MATERIAL PROVIDED:
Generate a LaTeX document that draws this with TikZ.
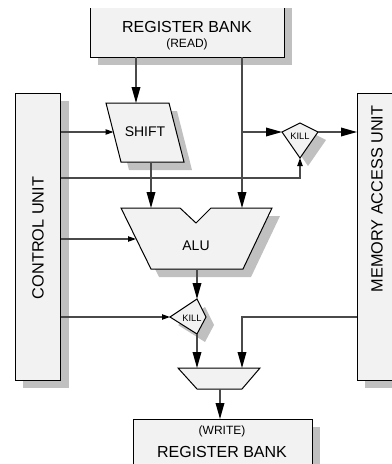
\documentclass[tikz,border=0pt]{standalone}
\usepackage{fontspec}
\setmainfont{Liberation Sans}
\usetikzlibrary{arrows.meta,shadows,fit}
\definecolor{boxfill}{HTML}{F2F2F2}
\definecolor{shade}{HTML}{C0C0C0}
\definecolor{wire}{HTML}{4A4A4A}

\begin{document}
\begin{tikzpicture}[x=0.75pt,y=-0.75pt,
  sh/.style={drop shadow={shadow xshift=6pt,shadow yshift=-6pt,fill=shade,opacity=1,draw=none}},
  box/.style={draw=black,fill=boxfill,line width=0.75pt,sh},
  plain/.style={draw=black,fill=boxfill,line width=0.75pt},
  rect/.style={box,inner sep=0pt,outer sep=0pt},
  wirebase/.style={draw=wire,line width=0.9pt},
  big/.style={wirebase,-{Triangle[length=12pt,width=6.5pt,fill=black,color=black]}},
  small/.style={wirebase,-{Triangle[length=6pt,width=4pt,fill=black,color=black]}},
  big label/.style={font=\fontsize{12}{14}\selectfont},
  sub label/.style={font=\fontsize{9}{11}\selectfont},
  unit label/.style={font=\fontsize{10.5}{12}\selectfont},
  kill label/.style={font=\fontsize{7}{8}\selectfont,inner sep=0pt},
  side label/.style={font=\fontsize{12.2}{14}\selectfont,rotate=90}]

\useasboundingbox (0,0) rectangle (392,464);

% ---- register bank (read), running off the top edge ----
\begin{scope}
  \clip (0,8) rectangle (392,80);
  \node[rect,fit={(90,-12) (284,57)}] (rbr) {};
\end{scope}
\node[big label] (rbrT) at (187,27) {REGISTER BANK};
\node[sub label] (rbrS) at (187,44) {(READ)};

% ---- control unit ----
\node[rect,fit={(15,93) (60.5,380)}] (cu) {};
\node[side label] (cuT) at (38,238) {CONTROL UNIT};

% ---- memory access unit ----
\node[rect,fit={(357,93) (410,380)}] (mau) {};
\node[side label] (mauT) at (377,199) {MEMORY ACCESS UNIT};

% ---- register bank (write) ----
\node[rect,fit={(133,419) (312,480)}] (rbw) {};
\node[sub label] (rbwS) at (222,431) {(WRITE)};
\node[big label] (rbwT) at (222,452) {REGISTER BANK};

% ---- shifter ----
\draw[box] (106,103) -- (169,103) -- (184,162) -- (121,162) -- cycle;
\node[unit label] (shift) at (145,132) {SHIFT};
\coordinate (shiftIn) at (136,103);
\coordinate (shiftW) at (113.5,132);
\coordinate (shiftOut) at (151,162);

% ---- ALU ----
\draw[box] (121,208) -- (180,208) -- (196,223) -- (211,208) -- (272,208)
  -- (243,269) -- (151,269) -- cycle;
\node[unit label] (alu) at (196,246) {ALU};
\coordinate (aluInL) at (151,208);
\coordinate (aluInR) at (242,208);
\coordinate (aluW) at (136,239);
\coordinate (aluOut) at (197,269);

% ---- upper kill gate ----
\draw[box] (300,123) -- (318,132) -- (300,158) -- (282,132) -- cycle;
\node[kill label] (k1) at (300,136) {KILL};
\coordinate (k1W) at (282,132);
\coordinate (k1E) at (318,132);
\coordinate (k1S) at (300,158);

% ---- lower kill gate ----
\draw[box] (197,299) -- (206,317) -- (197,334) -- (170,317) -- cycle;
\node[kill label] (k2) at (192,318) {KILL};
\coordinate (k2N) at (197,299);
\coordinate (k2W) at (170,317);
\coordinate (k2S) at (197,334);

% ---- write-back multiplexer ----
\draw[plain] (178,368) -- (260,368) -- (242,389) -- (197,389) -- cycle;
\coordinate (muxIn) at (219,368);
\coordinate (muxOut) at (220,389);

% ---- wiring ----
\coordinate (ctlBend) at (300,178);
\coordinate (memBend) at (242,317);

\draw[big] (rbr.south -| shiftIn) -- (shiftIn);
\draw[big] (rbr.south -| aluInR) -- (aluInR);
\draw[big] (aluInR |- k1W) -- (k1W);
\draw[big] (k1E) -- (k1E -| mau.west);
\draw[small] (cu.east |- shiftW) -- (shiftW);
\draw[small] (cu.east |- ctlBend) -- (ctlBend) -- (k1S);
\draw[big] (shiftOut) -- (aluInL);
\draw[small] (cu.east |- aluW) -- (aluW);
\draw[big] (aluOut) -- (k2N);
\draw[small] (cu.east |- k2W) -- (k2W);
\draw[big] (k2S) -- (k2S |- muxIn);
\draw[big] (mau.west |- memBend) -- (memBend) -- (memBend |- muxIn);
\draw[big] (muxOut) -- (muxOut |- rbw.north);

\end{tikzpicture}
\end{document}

==

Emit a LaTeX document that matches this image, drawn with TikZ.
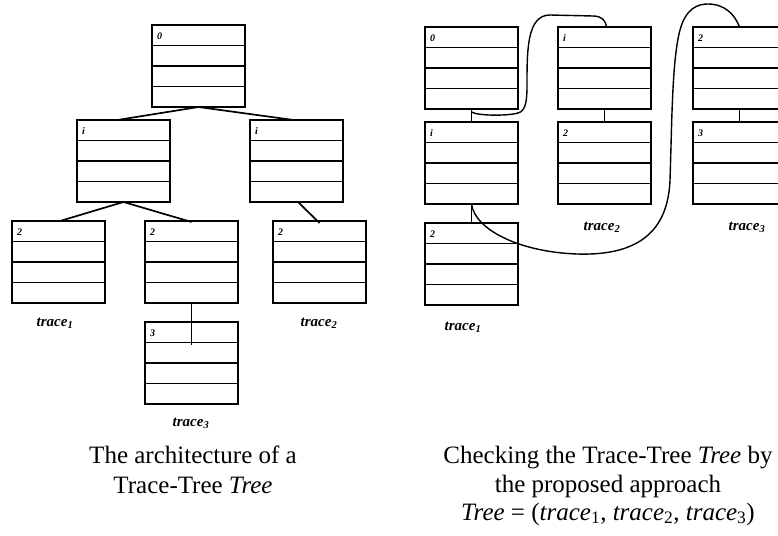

WHAT IS ASKED:
Look above for the line with "Generate a LaTeX", then print it and each line after it down to and including the line with "label] (mauT) at". Leave out the pictures and keep the wording exact.

FINISHED ANSWER:
Generate a LaTeX document that draws this with TikZ.
\documentclass[tikz,border=0pt]{standalone}
\usepackage{fontspec}
\setmainfont{Liberation Sans}
\usetikzlibrary{arrows.meta,shadows,fit}
\definecolor{boxfill}{HTML}{F2F2F2}
\definecolor{shade}{HTML}{C0C0C0}
\definecolor{wire}{HTML}{4A4A4A}

\begin{document}
\begin{tikzpicture}[x=0.75pt,y=-0.75pt,
  sh/.style={drop shadow={shadow xshift=6pt,shadow yshift=-6pt,fill=shade,opacity=1,draw=none}},
  box/.style={draw=black,fill=boxfill,line width=0.75pt,sh},
  plain/.style={draw=black,fill=boxfill,line width=0.75pt},
  rect/.style={box,inner sep=0pt,outer sep=0pt},
  wirebase/.style={draw=wire,line width=0.9pt},
  big/.style={wirebase,-{Triangle[length=12pt,width=6.5pt,fill=black,color=black]}},
  small/.style={wirebase,-{Triangle[length=6pt,width=4pt,fill=black,color=black]}},
  big label/.style={font=\fontsize{12}{14}\selectfont},
  sub label/.style={font=\fontsize{9}{11}\selectfont},
  unit label/.style={font=\fontsize{10.5}{12}\selectfont},
  kill label/.style={font=\fontsize{7}{8}\selectfont,inner sep=0pt},
  side label/.style={font=\fontsize{12.2}{14}\selectfont,rotate=90}]

\useasboundingbox (0,0) rectangle (392,464);

% ---- register bank (read), running off the top edge ----
\begin{scope}
  \clip (0,8) rectangle (392,80);
  \node[rect,fit={(90,-12) (284,57)}] (rbr) {};
\end{scope}
\node[big label] (rbrT) at (187,27) {REGISTER BANK};
\node[sub label] (rbrS) at (187,44) {(READ)};

% ---- control unit ----
\node[rect,fit={(15,93) (60.5,380)}] (cu) {};
\node[side label] (cuT) at (38,238) {CONTROL UNIT};

% ---- memory access unit ----
\node[rect,fit={(357,93) (410,380)}] (mau) {};
\node[side label] (mauT) at (377,199) {MEMORY ACCESS UNIT};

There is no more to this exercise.